:: Stated task ::
Find every line in the records that holds the string "this". Copy each one.

:: Input data ::
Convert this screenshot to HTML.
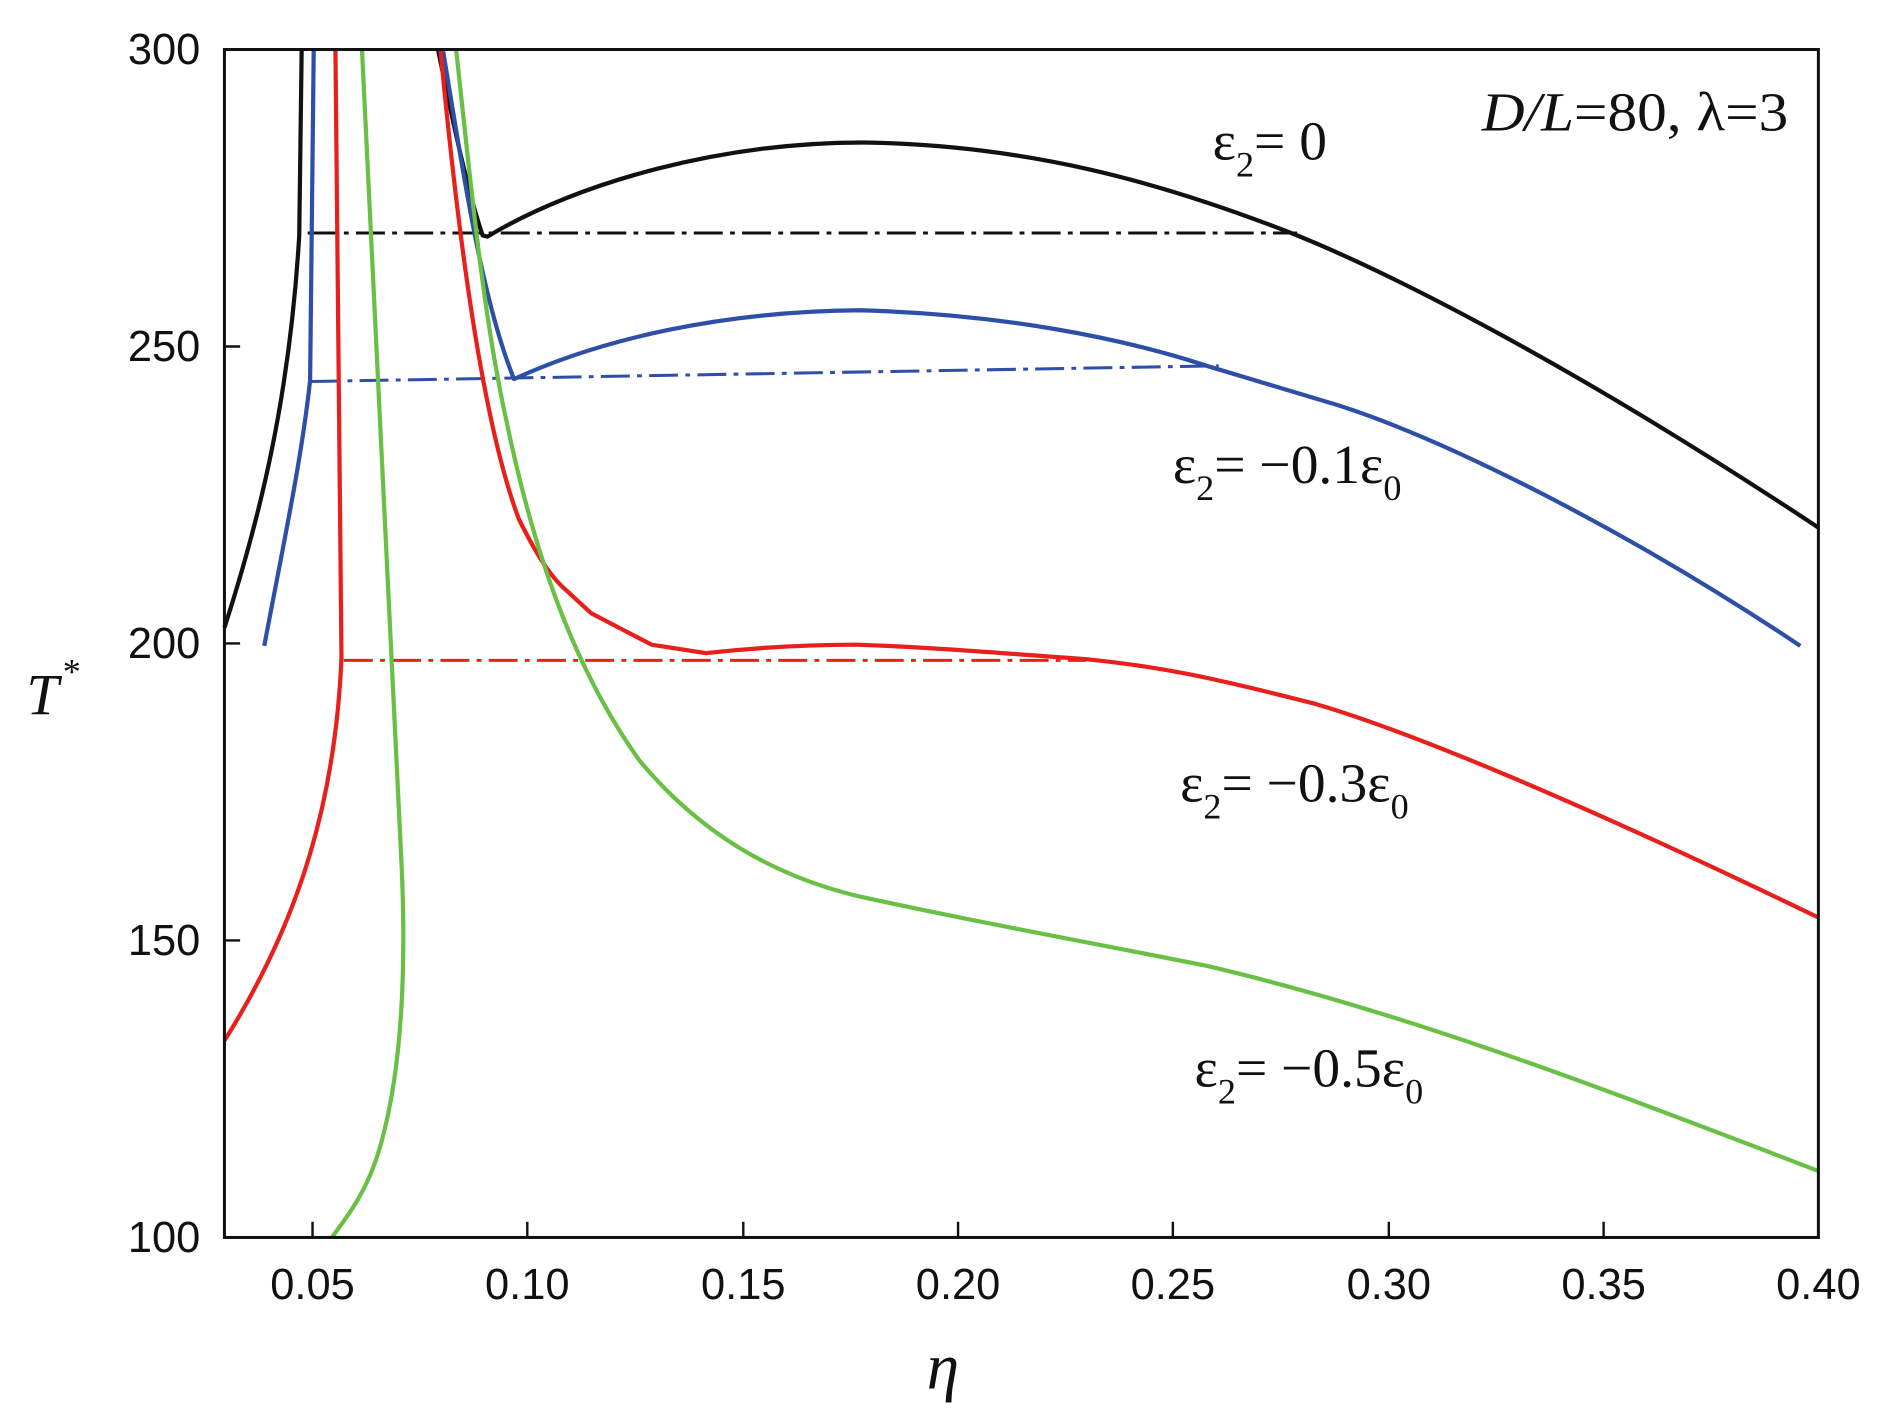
* * *
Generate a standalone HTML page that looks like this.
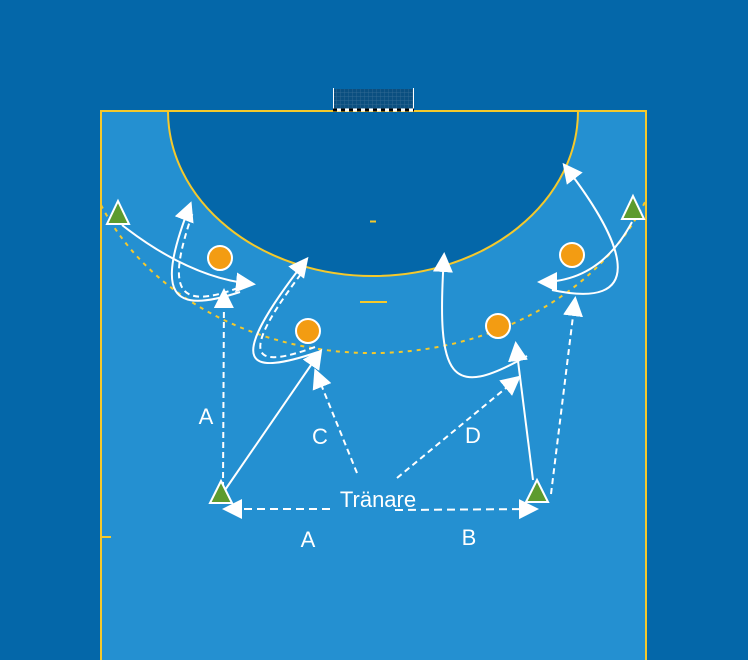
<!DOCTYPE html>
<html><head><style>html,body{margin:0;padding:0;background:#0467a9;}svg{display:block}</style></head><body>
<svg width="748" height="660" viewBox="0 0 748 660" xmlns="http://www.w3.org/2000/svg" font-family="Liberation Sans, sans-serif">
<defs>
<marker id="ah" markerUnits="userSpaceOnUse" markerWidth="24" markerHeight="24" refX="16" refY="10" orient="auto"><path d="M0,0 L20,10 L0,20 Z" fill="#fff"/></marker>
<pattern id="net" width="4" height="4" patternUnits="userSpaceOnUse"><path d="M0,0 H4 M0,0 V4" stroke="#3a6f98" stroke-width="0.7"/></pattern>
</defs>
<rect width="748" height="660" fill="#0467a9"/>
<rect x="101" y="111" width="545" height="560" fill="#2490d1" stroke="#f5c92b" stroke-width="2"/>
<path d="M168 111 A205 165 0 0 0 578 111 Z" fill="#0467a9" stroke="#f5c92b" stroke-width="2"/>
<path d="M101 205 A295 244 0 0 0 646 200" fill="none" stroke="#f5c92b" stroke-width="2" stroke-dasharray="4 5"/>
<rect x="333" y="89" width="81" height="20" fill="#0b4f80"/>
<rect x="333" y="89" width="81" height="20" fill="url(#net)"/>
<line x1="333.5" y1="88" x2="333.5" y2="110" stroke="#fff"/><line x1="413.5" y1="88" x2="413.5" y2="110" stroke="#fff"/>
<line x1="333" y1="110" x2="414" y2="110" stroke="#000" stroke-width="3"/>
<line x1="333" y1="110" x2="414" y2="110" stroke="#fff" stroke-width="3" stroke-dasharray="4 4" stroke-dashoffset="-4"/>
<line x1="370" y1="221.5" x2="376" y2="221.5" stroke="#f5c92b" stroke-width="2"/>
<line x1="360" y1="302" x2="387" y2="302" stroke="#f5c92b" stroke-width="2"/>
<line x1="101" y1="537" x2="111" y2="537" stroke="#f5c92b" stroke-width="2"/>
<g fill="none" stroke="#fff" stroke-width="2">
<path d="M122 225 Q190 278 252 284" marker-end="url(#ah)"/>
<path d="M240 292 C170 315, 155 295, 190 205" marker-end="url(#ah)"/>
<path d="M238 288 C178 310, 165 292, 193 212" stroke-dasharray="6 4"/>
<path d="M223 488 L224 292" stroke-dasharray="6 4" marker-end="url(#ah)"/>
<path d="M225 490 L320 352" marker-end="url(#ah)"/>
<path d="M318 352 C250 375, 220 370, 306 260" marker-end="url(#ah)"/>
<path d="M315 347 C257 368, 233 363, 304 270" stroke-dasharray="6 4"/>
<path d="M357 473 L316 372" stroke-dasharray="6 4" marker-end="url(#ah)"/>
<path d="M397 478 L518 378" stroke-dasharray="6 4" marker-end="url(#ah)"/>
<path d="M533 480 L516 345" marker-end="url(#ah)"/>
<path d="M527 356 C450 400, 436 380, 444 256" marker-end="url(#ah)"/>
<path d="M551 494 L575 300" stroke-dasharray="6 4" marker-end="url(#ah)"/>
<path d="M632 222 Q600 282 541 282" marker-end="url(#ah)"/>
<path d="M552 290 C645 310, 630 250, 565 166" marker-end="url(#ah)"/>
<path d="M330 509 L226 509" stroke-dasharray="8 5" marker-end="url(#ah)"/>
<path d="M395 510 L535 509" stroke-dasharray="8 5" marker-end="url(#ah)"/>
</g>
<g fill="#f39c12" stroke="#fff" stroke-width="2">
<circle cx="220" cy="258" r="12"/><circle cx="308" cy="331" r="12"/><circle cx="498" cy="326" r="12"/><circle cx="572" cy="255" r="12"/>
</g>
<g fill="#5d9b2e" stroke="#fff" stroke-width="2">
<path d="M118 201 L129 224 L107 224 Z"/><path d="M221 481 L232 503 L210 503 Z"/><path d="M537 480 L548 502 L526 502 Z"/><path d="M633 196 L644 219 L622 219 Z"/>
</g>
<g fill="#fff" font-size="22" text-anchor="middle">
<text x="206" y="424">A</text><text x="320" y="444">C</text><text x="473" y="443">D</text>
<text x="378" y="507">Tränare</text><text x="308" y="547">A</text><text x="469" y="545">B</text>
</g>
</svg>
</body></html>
--
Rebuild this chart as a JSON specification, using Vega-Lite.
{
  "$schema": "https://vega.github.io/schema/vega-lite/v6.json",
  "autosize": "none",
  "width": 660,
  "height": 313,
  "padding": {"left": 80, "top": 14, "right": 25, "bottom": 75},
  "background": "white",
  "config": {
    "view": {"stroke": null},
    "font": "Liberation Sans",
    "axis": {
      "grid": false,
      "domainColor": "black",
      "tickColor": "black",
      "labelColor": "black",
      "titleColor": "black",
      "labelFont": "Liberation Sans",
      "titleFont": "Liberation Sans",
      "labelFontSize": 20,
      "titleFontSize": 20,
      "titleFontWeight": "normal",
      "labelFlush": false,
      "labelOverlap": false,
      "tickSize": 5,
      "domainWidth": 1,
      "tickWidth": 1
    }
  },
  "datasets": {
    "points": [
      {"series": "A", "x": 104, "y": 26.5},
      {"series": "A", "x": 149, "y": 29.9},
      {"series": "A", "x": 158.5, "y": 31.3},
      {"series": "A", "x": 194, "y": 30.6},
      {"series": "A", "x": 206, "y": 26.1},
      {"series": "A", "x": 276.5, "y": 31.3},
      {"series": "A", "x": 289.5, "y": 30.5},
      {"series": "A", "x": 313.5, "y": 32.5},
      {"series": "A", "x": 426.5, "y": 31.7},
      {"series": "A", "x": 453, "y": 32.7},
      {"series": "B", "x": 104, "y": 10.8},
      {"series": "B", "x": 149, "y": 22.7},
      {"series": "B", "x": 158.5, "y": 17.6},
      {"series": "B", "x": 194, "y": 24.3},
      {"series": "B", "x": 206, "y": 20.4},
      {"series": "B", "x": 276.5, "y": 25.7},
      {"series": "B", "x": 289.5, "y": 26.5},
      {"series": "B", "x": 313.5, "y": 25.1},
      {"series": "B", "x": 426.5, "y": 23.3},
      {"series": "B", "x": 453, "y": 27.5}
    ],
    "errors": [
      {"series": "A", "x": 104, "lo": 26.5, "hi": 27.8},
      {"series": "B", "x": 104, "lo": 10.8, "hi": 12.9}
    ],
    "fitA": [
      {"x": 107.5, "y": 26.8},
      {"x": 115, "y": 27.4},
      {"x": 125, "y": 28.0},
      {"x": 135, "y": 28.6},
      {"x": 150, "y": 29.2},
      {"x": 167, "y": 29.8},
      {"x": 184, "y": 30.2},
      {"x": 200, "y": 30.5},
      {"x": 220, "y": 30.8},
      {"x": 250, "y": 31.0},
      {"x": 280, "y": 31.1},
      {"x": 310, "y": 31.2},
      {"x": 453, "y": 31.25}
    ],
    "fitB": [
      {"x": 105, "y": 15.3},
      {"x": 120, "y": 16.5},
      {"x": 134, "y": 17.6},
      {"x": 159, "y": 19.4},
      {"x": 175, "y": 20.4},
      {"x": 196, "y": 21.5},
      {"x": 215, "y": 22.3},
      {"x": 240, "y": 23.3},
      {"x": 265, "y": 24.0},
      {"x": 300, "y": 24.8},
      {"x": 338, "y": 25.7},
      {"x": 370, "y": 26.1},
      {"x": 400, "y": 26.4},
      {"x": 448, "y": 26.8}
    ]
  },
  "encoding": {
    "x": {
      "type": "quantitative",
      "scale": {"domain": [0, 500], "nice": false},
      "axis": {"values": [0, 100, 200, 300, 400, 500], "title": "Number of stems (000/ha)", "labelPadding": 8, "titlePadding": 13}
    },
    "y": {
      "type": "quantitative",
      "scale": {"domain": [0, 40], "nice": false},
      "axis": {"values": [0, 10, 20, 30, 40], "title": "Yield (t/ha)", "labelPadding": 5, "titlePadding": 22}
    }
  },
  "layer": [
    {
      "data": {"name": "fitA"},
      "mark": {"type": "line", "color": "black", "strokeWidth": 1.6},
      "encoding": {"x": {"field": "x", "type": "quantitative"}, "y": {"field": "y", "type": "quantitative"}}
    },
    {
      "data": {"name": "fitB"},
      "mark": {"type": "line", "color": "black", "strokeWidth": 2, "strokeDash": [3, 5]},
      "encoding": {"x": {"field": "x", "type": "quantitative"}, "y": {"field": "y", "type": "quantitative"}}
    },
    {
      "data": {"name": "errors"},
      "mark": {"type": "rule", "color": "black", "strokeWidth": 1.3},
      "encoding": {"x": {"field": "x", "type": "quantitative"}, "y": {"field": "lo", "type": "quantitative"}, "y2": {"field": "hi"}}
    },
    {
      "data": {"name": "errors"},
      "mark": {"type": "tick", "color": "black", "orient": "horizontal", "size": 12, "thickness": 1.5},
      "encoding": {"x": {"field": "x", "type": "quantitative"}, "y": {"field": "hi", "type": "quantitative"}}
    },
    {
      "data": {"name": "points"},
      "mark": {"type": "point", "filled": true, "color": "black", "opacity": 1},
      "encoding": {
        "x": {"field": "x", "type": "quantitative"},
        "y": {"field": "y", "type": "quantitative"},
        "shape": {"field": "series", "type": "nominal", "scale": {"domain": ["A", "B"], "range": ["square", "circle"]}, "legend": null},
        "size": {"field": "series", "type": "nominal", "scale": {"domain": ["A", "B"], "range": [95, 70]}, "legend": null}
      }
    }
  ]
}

:: The answer ::
Convert this screenshot to HTML.
Generate a standalone HTML page that looks like this.
Rebuild this chart as a JSON specification, using Vega-Lite.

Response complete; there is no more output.